_COLLECTED MATERIAL_
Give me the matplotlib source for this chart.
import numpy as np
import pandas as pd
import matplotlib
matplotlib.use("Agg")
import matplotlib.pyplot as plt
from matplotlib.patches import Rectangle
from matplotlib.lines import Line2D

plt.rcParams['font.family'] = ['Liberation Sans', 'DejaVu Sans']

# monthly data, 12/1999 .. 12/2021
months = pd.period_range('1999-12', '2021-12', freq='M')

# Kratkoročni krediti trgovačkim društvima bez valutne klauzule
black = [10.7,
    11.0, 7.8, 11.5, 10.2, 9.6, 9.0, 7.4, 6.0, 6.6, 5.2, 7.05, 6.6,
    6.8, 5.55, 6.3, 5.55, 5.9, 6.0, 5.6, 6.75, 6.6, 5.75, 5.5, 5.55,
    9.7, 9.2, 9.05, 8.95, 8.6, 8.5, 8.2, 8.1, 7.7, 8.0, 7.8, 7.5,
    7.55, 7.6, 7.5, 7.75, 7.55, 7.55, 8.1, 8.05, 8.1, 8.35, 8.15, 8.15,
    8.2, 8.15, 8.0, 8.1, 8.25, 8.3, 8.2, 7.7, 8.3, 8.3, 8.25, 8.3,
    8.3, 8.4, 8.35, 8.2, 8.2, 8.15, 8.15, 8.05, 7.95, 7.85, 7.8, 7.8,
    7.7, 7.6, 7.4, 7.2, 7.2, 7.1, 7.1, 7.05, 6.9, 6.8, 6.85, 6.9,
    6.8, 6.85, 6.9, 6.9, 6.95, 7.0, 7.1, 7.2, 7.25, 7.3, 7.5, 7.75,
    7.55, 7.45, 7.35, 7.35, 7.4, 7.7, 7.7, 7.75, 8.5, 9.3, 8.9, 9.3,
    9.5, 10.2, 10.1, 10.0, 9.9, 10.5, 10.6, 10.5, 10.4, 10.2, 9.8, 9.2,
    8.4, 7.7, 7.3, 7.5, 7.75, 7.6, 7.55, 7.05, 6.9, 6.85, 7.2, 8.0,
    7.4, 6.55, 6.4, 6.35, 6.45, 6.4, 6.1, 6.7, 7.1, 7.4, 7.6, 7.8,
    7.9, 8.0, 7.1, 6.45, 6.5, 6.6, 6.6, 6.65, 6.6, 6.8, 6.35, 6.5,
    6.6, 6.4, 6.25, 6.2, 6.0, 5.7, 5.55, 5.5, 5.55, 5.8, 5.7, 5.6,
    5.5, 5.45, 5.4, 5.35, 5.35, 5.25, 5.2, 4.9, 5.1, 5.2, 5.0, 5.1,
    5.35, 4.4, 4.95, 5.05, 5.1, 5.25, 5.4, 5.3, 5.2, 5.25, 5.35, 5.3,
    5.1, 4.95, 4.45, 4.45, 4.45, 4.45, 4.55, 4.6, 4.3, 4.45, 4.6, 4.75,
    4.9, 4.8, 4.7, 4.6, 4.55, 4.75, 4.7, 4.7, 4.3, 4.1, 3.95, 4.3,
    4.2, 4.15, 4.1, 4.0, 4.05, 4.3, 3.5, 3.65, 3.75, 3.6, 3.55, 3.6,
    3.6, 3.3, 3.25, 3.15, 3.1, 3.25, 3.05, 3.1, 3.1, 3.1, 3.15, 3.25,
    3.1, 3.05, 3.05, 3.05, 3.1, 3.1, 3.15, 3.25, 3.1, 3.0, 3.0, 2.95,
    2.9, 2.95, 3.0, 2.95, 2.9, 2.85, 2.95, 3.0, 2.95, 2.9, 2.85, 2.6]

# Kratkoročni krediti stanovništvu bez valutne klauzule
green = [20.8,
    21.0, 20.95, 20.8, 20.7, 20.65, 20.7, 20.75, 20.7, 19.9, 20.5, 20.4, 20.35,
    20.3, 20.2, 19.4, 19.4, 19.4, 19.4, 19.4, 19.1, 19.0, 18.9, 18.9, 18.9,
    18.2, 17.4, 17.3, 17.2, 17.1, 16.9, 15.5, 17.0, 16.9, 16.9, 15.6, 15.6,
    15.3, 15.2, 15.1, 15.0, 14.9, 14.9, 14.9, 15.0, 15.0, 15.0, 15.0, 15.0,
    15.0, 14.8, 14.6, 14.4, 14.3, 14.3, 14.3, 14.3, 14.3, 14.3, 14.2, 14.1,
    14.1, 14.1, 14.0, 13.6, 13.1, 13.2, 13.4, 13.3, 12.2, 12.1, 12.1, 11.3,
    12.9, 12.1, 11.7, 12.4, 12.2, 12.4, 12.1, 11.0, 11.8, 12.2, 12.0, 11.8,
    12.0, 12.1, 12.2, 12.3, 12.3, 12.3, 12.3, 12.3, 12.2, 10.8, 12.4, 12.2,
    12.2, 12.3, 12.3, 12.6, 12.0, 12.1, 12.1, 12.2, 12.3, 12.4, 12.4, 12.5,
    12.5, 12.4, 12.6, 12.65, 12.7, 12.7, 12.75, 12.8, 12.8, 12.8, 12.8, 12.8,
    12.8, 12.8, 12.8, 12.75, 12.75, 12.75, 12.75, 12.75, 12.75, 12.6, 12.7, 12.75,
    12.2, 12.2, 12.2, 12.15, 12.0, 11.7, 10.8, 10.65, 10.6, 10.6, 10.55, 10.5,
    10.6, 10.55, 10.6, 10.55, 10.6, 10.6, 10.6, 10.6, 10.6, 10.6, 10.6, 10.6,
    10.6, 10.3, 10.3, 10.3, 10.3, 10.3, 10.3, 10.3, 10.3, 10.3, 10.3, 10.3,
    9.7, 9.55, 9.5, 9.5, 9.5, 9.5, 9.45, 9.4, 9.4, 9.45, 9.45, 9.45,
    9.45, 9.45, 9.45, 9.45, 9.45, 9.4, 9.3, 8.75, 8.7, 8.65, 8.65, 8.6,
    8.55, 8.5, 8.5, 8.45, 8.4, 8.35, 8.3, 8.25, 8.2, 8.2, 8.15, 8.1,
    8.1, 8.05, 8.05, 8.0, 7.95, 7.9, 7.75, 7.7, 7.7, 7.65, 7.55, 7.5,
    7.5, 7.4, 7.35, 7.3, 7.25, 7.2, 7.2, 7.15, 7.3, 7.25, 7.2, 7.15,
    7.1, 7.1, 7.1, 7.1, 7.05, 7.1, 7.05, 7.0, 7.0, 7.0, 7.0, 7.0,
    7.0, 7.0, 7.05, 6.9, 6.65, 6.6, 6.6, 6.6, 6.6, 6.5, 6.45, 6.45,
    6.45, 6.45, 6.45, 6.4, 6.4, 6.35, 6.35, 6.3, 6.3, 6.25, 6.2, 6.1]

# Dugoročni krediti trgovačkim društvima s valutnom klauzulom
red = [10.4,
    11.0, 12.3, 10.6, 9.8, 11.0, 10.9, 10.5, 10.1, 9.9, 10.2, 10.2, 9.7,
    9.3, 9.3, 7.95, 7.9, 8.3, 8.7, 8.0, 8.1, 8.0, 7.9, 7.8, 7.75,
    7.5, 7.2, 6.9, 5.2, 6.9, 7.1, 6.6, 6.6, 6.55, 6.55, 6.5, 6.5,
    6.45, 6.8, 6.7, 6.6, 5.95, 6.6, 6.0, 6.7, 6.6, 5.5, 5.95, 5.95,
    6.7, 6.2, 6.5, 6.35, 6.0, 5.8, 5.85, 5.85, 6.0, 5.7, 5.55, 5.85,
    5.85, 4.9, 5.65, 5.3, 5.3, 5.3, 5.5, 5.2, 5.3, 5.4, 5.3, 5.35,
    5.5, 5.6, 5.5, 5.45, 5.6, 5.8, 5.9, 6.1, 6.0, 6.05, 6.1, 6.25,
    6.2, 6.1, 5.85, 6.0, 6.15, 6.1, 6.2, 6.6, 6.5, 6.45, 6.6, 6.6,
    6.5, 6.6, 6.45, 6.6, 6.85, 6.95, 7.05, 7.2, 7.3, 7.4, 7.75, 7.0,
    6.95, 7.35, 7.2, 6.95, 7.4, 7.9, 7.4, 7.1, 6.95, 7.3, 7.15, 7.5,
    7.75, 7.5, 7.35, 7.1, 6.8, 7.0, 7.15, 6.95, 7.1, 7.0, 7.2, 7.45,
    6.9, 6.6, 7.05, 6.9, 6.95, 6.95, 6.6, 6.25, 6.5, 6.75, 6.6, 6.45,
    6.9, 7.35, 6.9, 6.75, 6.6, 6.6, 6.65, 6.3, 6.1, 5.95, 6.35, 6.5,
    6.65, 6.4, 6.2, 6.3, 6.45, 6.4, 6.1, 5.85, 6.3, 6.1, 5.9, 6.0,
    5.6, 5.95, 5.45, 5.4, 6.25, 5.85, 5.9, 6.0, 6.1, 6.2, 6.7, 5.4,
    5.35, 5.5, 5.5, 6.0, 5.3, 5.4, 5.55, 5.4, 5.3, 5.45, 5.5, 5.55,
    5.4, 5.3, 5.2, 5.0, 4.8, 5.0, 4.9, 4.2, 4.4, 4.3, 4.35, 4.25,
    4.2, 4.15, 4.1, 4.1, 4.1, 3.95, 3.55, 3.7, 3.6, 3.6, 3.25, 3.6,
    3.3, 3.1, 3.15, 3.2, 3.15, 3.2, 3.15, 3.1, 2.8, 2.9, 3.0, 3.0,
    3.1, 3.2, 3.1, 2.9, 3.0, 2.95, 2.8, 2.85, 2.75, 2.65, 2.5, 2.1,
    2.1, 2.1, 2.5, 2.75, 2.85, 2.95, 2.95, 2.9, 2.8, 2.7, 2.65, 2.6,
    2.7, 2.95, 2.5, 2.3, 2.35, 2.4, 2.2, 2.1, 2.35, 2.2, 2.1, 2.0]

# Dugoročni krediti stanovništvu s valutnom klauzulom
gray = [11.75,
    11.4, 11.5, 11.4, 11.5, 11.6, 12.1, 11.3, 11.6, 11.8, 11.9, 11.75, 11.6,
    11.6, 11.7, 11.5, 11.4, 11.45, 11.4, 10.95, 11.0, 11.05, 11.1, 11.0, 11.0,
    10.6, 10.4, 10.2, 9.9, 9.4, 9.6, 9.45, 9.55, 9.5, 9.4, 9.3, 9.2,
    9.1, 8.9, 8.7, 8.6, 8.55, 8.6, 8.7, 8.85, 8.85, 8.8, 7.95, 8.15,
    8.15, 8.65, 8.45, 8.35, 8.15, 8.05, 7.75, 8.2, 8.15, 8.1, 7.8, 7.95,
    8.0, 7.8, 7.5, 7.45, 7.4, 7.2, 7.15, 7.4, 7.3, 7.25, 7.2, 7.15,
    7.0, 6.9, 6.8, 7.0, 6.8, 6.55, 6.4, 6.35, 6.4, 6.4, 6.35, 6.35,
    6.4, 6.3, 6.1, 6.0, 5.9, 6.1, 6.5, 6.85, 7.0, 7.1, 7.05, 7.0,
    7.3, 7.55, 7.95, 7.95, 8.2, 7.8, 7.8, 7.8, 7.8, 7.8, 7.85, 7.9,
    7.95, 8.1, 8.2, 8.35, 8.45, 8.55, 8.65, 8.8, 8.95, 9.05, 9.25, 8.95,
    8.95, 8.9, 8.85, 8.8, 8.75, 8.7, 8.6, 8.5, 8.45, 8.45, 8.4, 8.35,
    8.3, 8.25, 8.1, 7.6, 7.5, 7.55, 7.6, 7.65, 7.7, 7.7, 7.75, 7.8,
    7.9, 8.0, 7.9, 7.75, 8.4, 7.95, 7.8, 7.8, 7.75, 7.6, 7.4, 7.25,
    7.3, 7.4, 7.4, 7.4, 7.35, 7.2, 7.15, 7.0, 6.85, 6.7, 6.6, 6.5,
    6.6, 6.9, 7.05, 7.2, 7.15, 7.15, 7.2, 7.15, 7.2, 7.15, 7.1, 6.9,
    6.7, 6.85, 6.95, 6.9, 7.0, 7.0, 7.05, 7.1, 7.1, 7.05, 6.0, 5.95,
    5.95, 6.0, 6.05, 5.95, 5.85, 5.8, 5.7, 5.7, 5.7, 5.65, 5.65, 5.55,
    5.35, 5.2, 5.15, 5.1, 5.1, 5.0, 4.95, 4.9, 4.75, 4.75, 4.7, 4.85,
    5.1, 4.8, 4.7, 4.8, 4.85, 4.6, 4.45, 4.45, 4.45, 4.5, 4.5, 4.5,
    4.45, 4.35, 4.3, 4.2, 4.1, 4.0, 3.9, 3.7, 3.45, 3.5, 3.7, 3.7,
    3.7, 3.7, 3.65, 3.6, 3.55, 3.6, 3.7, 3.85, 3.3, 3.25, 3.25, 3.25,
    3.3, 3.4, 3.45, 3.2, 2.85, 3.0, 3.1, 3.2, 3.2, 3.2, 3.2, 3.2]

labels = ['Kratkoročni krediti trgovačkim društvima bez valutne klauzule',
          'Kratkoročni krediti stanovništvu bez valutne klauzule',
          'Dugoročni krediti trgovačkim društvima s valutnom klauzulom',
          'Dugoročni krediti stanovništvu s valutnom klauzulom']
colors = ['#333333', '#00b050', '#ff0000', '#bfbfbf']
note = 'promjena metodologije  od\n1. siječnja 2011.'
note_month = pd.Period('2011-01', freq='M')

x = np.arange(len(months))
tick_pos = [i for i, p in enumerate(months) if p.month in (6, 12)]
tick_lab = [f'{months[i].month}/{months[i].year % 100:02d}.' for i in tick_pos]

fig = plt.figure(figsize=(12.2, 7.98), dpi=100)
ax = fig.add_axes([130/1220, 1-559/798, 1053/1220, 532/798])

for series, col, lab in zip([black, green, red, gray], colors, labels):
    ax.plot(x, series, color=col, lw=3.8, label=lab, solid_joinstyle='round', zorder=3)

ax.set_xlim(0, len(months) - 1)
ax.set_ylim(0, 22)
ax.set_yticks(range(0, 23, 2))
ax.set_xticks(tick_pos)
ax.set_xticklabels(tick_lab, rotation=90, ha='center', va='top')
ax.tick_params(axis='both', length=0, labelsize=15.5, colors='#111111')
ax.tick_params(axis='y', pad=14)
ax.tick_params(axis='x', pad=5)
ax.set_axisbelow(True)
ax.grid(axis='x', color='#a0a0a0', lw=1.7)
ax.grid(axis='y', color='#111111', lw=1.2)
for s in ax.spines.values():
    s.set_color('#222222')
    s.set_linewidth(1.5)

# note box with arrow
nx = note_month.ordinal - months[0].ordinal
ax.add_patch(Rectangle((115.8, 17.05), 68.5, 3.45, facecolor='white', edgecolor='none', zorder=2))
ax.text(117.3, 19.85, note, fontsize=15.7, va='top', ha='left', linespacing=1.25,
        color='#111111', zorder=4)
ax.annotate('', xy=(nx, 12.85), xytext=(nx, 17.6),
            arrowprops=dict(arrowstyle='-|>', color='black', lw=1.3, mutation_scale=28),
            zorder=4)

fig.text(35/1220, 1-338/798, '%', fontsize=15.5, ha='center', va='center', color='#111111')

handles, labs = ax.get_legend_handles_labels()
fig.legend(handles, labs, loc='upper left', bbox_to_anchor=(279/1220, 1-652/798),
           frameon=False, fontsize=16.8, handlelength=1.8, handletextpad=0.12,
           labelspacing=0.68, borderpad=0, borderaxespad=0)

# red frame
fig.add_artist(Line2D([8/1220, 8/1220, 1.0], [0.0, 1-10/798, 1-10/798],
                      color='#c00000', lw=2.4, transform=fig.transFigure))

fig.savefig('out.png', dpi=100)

_DO THIS_
Print only the lines from the top of the data above down to the line holding "months = pd.period_range('1999-12', '2021-12', freq='M')", inclusive.

_IN RESPONSE_
Give me the matplotlib source for this chart.
import numpy as np
import pandas as pd
import matplotlib
matplotlib.use("Agg")
import matplotlib.pyplot as plt
from matplotlib.patches import Rectangle
from matplotlib.lines import Line2D

plt.rcParams['font.family'] = ['Liberation Sans', 'DejaVu Sans']

# monthly data, 12/1999 .. 12/2021
months = pd.period_range('1999-12', '2021-12', freq='M')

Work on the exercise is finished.